Even more enticing than that, however, is the comparatively cheap cost of living. Rental prices in London are a staggering 175 per cent more expensive than in Berlin, according to city price comparison site Numbeo. Eating out in London is 50 per cent more expensive, and groceries 30 per cent more costly, than in Berlin. The nub of it is that you can afford to have a much better time on a far lower wage in the German capital than in the British one.

That, in essence, seems to be the key to the British trend of graduate emigration: a better quality of life overseas for less money. The analogy does not only hold true for Berlin, where the rental market is especially cheap and the job market strong. Young Brits are also heading to southern European nations with weaker economies, because whether or not they can win better jobs, they can certainly live more pleasant lives in countless Mediterranean destinations.

With unemployment among 15 to 24 year olds higher than 50 per cent in Spain, according to Eurostat, promising career opportunities may look scarce, for example, but at least the rent and sangria are cheap in most Spanish cities (compared to the UK) and there is the glamour of sunshine and the excitement of new experiences.

Of course working behind a bar may not have been the dream while reading, say, anthropology at Durham, but at least doing it in an exotic new environment abroad beats being stuck in Blighty, having moved back in with your parents.

Start-up costs for a new life abroad can be as low as you are dare – no one could call it lavish to buy a one-way flight on a low-cost airline and book a stranger’s sofa via Couchsurfing. Europe’s open border policies also make the bureaucratic element of moving abroad a doddle in most instances.

The emigration trend is unlikely to reverse soon, because young Brits do not appear to recognise that their career prospects are improving at home.

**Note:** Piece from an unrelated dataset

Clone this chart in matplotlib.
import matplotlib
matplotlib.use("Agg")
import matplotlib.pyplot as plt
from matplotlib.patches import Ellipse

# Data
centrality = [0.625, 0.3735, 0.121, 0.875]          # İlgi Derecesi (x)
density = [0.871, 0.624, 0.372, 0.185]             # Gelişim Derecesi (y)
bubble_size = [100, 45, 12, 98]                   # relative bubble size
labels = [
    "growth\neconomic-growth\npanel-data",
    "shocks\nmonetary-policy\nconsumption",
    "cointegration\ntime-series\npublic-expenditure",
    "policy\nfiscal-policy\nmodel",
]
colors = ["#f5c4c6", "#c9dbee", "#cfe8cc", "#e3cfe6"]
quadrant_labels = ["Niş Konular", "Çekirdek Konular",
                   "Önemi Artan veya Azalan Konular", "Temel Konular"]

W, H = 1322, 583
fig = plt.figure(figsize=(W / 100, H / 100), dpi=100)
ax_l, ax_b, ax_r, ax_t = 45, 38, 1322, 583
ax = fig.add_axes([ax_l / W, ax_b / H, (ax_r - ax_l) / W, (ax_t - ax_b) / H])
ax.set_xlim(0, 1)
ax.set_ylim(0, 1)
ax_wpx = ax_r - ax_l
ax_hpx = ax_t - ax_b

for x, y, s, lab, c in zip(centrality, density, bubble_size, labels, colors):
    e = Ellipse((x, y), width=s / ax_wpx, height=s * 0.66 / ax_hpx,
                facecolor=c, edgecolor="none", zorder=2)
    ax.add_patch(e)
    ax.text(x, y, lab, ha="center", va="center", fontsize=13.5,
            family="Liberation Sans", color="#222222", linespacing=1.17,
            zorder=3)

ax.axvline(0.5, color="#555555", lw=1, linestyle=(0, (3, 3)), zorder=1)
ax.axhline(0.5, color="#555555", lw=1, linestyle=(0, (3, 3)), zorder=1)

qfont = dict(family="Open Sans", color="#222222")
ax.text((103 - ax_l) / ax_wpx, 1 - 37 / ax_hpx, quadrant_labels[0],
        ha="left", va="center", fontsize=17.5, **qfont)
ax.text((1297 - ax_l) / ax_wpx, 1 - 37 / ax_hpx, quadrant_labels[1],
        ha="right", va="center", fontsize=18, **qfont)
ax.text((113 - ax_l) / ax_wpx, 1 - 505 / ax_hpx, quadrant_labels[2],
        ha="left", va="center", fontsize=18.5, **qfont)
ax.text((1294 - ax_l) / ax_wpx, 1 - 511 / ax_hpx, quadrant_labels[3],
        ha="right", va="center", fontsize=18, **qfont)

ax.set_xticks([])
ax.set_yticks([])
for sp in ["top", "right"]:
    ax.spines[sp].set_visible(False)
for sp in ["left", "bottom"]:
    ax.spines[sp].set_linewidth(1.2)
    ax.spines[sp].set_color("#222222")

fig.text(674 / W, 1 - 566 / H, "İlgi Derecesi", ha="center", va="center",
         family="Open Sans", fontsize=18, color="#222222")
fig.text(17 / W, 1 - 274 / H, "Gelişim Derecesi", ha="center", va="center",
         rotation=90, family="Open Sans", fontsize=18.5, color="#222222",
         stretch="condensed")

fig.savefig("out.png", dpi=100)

According to a recent survey by Small Earth, a youth travel and work organisation, perception of the job market in Britain remains poor, with more than half (54 per cent) of young people deeming the UK job market “bad” and less than 30 per cent ranking it as “good”.

Almost all of my friends who have moved abroad are having a thrilling time, with few planning to return home anytime soon. It makes me wonder, will the generation of graduates who have sought their fortunes abroad end up returning to British shores at all?